**Dataset section**.

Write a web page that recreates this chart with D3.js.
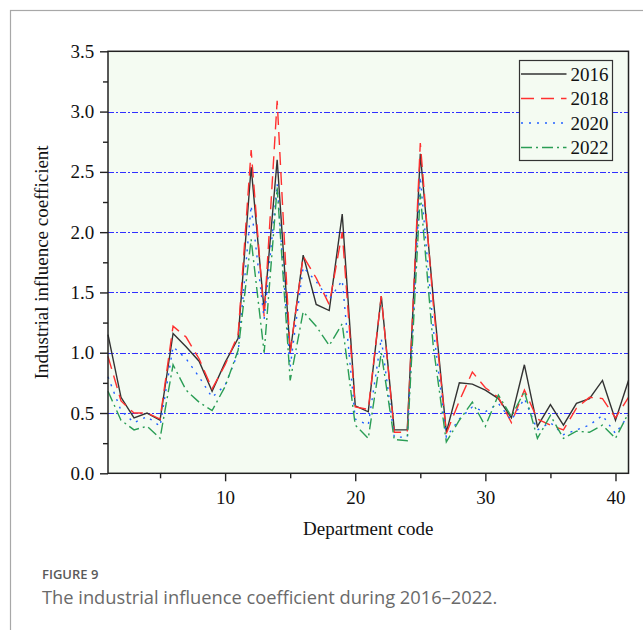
<!DOCTYPE html>
<html>
<head>
<meta charset="utf-8">
<script src="https://cdn.jsdelivr.net/npm/d3@7"></script>
<style>
  body { margin: 0; background: #fff; }
  svg { display: block; }
</style>
</head>
<body>
<svg id="canvas" width="643" height="630"></svg>
<script>
// department codes 1..41
const codes = d3.range(1, 42)
const years = ["2016", "2018", "2020", "2022"]
const v2016 = [1.15,0.63,0.46,0.50,0.44,1.16,1.05,0.93,0.68,0.92,1.12,2.54,1.35,2.60,1.00,1.81,1.40,1.35,2.15,0.56,0.51,1.47,0.36,0.36,2.65,1.45,0.34,0.75,0.74,0.69,0.62,0.46,0.90,0.39,0.57,0.40,0.58,0.62,0.77,0.44,0.77]
const v2018 = [0.97,0.60,0.50,0.50,0.45,1.22,1.13,0.95,0.70,0.90,1.15,2.68,1.30,3.09,1.00,1.80,1.62,1.40,2.00,0.55,0.53,1.47,0.34,0.34,2.74,1.40,0.33,0.60,0.84,0.71,0.63,0.42,0.69,0.45,0.40,0.36,0.54,0.63,0.62,0.46,0.63]
const v2020 = [0.80,0.52,0.42,0.47,0.39,1.05,0.95,0.80,0.63,0.73,1.00,2.22,1.28,2.40,0.88,1.71,1.59,1.44,1.60,0.45,0.40,1.12,0.30,0.30,2.46,1.20,0.30,0.45,0.55,0.51,0.58,0.44,0.62,0.36,0.42,0.32,0.36,0.40,0.48,0.33,0.48]
const v2022 = [0.68,0.44,0.36,0.39,0.29,0.90,0.69,0.59,0.52,0.72,1.02,1.94,1.00,2.37,0.77,1.34,1.22,1.06,1.24,0.40,0.29,1.00,0.28,0.27,2.32,1.05,0.26,0.44,0.59,0.39,0.65,0.47,0.68,0.29,0.48,0.29,0.35,0.34,0.40,0.29,0.50]
const xTicks = [10, 20, 30, 40]
const yTicks = [0, 0.5, 1.0, 1.5, 2.0, 2.5, 3.0, 3.5]
const gridValues = [0.5, 1.0, 1.5, 2.0, 2.5, 3.0]

const seriesValues = [v2016, v2018, v2020, v2022]
const colors = ["#333333", "#ff3030", "#2060ff", "#2a9d55"]
const dashes = [null, "13,7", "2,6", "11,4,2,4"]

const svg = d3.select("#canvas")
const serif = "'Liberation Serif', 'Times New Roman', serif"

// card frame
svg.append("rect")
    .attr("x", 10.5).attr("y", 10.5)
    .attr("width", 700).attr("height", 700)
    .attr("fill", "none")
    .attr("stroke", "#a8a8a8")
    .attr("stroke-width", 1.2)

const pLeft = 108, pRight = 628.5, pTop = 51.3, pBottom = 473.3

const x = d3.scaleLinear().domain([1, 41]).range([pLeft, pRight])
const y = d3.scaleLinear().domain([0, 3.5]).range([pBottom, pTop])

svg.append("rect")
    .attr("x", pLeft).attr("y", pTop)
    .attr("width", pRight - pLeft).attr("height", pBottom - pTop)
    .attr("fill", "#f4fbf2")

// grid
svg.selectAll(".grid")
    .data(gridValues)
    .enter()
    .append("line")
    .attr("class", "grid")
    .attr("x1", pLeft).attr("x2", pRight)
    .attr("y1", d => Math.round(y(d)) + 0.5).attr("y2", d => Math.round(y(d)) + 0.5)
    .attr("stroke", "#3030ff")
    .attr("stroke-width", 1)
    .attr("stroke-dasharray", "6,2,2,2")

// lines
const line = d3.line()
    .x((d, i) => x(codes[i]))
    .y(d => y(d))

svg.append("g")
    .selectAll("path")
    .data(seriesValues)
    .enter()
    .append("path")
    .attr("d", d => line(d))
    .attr("fill", "none")
    .attr("stroke", (d, i) => colors[i])
    .attr("stroke-width", 1.4)
    .attr("stroke-dasharray", (d, i) => dashes[i])

// axes
const xAxis = d3.axisBottom(x).tickValues(xTicks).tickSize(8).tickSizeOuter(0).tickFormat(d3.format("d"))
const xMinor = d3.axisBottom(x).tickValues([5, 15, 25, 35]).tickSize(5).tickSizeOuter(0).tickFormat("")
const yAxis = d3.axisLeft(y).tickValues(yTicks).tickSize(8).tickSizeOuter(0).tickFormat(d3.format(".1f"))
const yMinor = d3.axisLeft(y).tickValues(d3.range(0.25, 3.5, 0.5)).tickSize(5).tickSizeOuter(0).tickFormat("")

const gx = svg.append("g").attr("transform", `translate(0,${pBottom})`).call(xAxis)
svg.append("g").attr("transform", `translate(0,${pBottom})`).call(xMinor)
const gy = svg.append("g").attr("transform", `translate(${pLeft},0)`).call(yAxis)
svg.append("g").attr("transform", `translate(${pLeft},0)`).call(yMinor)

svg.selectAll(".domain").remove()
svg.selectAll(".tick line").attr("stroke", "#222").attr("stroke-width", 1.4)
gx.selectAll("text").attr("font-family", serif).attr("font-size", 19).attr("fill", "#111").attr("dy", "1.05em")
gy.selectAll("text").attr("font-family", serif).attr("font-size", 19).attr("fill", "#111").attr("dx", "-0.15em")

// plot frame
svg.append("rect")
    .attr("x", pLeft).attr("y", pTop)
    .attr("width", pRight - pLeft).attr("height", pBottom - pTop)
    .attr("fill", "none")
    .attr("stroke", "#222")
    .attr("stroke-width", 1.5)

// axis titles
svg.append("text")
    .attr("x", (pLeft + pRight) / 2).attr("y", 535)
    .attr("text-anchor", "middle")
    .attr("font-family", serif).attr("font-size", 19).attr("fill", "#111")
    .text("Department code")

svg.append("text")
    .attr("transform", `translate(48,${(pTop + pBottom) / 2}) rotate(-90)`)
    .attr("text-anchor", "middle")
    .attr("font-family", serif).attr("font-size", 19).attr("fill", "#111")
    .text("Industrial influence coefficient")

// legend
const legend = svg.append("g").attr("transform", "translate(519.5,60.5)")
legend.append("rect")
    .attr("width", 93).attr("height", 100)
    .attr("fill", "#f4fbf2")
    .attr("stroke", "#333").attr("stroke-width", 1.2)
const items = legend.selectAll(".item")
    .data(years)
    .enter()
    .append("g")
    .attr("class", "item")
    .attr("transform", (d, i) => `translate(0,${13.5 + i * 24.5})`)
items.append("line")
    .attr("x1", 1.5).attr("x2", 47)
    .attr("stroke", (d, i) => colors[i])
    .attr("stroke-width", 1.4)
    .attr("stroke-dasharray", (d, i) => dashes[i])
items.append("text")
    .attr("x", 51).attr("y", 6.5)
    .attr("font-family", serif).attr("font-size", 19).attr("fill", "#111")
    .text(d => d)

// caption
svg.append("text")
    .attr("x", 42).attr("y", 579)
    .attr("font-family", "'Open Sans', sans-serif").attr("font-size", 13)
    .attr("font-weight", 600).attr("fill", "#5a5a5a")
    .text("FIGURE 9")
svg.append("text")
    .attr("x", 42).attr("y", 604)
    .attr("font-family", "'Open Sans', sans-serif").attr("font-size", 18.3)
    .attr("fill", "#6a6a6a")
    .text("The industrial influence coefficient during 2016\u20132022.")
</script>
</body>
</html>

**Stated goal**. The listing above must be printed again exactly, minus its pictures.

**Output for this exercise**.
Write a web page that recreates this chart with D3.js.
<!DOCTYPE html>
<html>
<head>
<meta charset="utf-8">
<script src="https://cdn.jsdelivr.net/npm/d3@7"></script>
<style>
  body { margin: 0; background: #fff; }
  svg { display: block; }
</style>
</head>
<body>
<svg id="canvas" width="643" height="630"></svg>
<script>
// department codes 1..41
const codes = d3.range(1, 42)
const years = ["2016", "2018", "2020", "2022"]
const v2016 = [1.15,0.63,0.46,0.50,0.44,1.16,1.05,0.93,0.68,0.92,1.12,2.54,1.35,2.60,1.00,1.81,1.40,1.35,2.15,0.56,0.51,1.47,0.36,0.36,2.65,1.45,0.34,0.75,0.74,0.69,0.62,0.46,0.90,0.39,0.57,0.40,0.58,0.62,0.77,0.44,0.77]
const v2018 = [0.97,0.60,0.50,0.50,0.45,1.22,1.13,0.95,0.70,0.90,1.15,2.68,1.30,3.09,1.00,1.80,1.62,1.40,2.00,0.55,0.53,1.47,0.34,0.34,2.74,1.40,0.33,0.60,0.84,0.71,0.63,0.42,0.69,0.45,0.40,0.36,0.54,0.63,0.62,0.46,0.63]
const v2020 = [0.80,0.52,0.42,0.47,0.39,1.05,0.95,0.80,0.63,0.73,1.00,2.22,1.28,2.40,0.88,1.71,1.59,1.44,1.60,0.45,0.40,1.12,0.30,0.30,2.46,1.20,0.30,0.45,0.55,0.51,0.58,0.44,0.62,0.36,0.42,0.32,0.36,0.40,0.48,0.33,0.48]
const v2022 = [0.68,0.44,0.36,0.39,0.29,0.90,0.69,0.59,0.52,0.72,1.02,1.94,1.00,2.37,0.77,1.34,1.22,1.06,1.24,0.40,0.29,1.00,0.28,0.27,2.32,1.05,0.26,0.44,0.59,0.39,0.65,0.47,0.68,0.29,0.48,0.29,0.35,0.34,0.40,0.29,0.50]
const xTicks = [10, 20, 30, 40]
const yTicks = [0, 0.5, 1.0, 1.5, 2.0, 2.5, 3.0, 3.5]
const gridValues = [0.5, 1.0, 1.5, 2.0, 2.5, 3.0]

const seriesValues = [v2016, v2018, v2020, v2022]
const colors = ["#333333", "#ff3030", "#2060ff", "#2a9d55"]
const dashes = [null, "13,7", "2,6", "11,4,2,4"]

const svg = d3.select("#canvas")
const serif = "'Liberation Serif', 'Times New Roman', serif"

// card frame
svg.append("rect")
    .attr("x", 10.5).attr("y", 10.5)
    .attr("width", 700).attr("height", 700)
    .attr("fill", "none")
    .attr("stroke", "#a8a8a8")
    .attr("stroke-width", 1.2)

const pLeft = 108, pRight = 628.5, pTop = 51.3, pBottom = 473.3

const x = d3.scaleLinear().domain([1, 41]).range([pLeft, pRight])
const y = d3.scaleLinear().domain([0, 3.5]).range([pBottom, pTop])

svg.append("rect")
    .attr("x", pLeft).attr("y", pTop)
    .attr("width", pRight - pLeft).attr("height", pBottom - pTop)
    .attr("fill", "#f4fbf2")

// grid
svg.selectAll(".grid")
    .data(gridValues)
    .enter()
    .append("line")
    .attr("class", "grid")
    .attr("x1", pLeft).attr("x2", pRight)
    .attr("y1", d => Math.round(y(d)) + 0.5).attr("y2", d => Math.round(y(d)) + 0.5)
    .attr("stroke", "#3030ff")
    .attr("stroke-width", 1)
    .attr("stroke-dasharray", "6,2,2,2")

// lines
const line = d3.line()
    .x((d, i) => x(codes[i]))
    .y(d => y(d))

svg.append("g")
    .selectAll("path")
    .data(seriesValues)
    .enter()
    .append("path")
    .attr("d", d => line(d))
    .attr("fill", "none")
    .attr("stroke", (d, i) => colors[i])
    .attr("stroke-width", 1.4)
    .attr("stroke-dasharray", (d, i) => dashes[i])

// axes
const xAxis = d3.axisBottom(x).tickValues(xTicks).tickSize(8).tickSizeOuter(0).tickFormat(d3.format("d"))
const xMinor = d3.axisBottom(x).tickValues([5, 15, 25, 35]).tickSize(5).tickSizeOuter(0).tickFormat("")
const yAxis = d3.axisLeft(y).tickValues(yTicks).tickSize(8).tickSizeOuter(0).tickFormat(d3.format(".1f"))
const yMinor = d3.axisLeft(y).tickValues(d3.range(0.25, 3.5, 0.5)).tickSize(5).tickSizeOuter(0).tickFormat("")

const gx = svg.append("g").attr("transform", `translate(0,${pBottom})`).call(xAxis)
svg.append("g").attr("transform", `translate(0,${pBottom})`).call(xMinor)
const gy = svg.append("g").attr("transform", `translate(${pLeft},0)`).call(yAxis)
svg.append("g").attr("transform", `translate(${pLeft},0)`).call(yMinor)

svg.selectAll(".domain").remove()
svg.selectAll(".tick line").attr("stroke", "#222").attr("stroke-width", 1.4)
gx.selectAll("text").attr("font-family", serif).attr("font-size", 19).attr("fill", "#111").attr("dy", "1.05em")
gy.selectAll("text").attr("font-family", serif).attr("font-size", 19).attr("fill", "#111").attr("dx", "-0.15em")

// plot frame
svg.append("rect")
    .attr("x", pLeft).attr("y", pTop)
    .attr("width", pRight - pLeft).attr("height", pBottom - pTop)
    .attr("fill", "none")
    .attr("stroke", "#222")
    .attr("stroke-width", 1.5)

// axis titles
svg.append("text")
    .attr("x", (pLeft + pRight) / 2).attr("y", 535)
    .attr("text-anchor", "middle")
    .attr("font-family", serif).attr("font-size", 19).attr("fill", "#111")
    .text("Department code")

svg.append("text")
    .attr("transform", `translate(48,${(pTop + pBottom) / 2}) rotate(-90)`)
    .attr("text-anchor", "middle")
    .attr("font-family", serif).attr("font-size", 19).attr("fill", "#111")
    .text("Industrial influence coefficient")

// legend
const legend = svg.append("g").attr("transform", "translate(519.5,60.5)")
legend.append("rect")
    .attr("width", 93).attr("height", 100)
    .attr("fill", "#f4fbf2")
    .attr("stroke", "#333").attr("stroke-width", 1.2)
const items = legend.selectAll(".item")
    .data(years)
    .enter()
    .append("g")
    .attr("class", "item")
    .attr("transform", (d, i) => `translate(0,${13.5 + i * 24.5})`)
items.append("line")
    .attr("x1", 1.5).attr("x2", 47)
    .attr("stroke", (d, i) => colors[i])
    .attr("stroke-width", 1.4)
    .attr("stroke-dasharray", (d, i) => dashes[i])
items.append("text")
    .attr("x", 51).attr("y", 6.5)
    .attr("font-family", serif).attr("font-size", 19).attr("fill", "#111")
    .text(d => d)

// caption
svg.append("text")
    .attr("x", 42).attr("y", 579)
    .attr("font-family", "'Open Sans', sans-serif").attr("font-size", 13)
    .attr("font-weight", 600).attr("fill", "#5a5a5a")
    .text("FIGURE 9")
svg.append("text")
    .attr("x", 42).attr("y", 604)
    .attr("font-family", "'Open Sans', sans-serif").attr("font-size", 18.3)
    .attr("fill", "#6a6a6a")
    .text("The industrial influence coefficient during 2016\u20132022.")
</script>
</body>
</html>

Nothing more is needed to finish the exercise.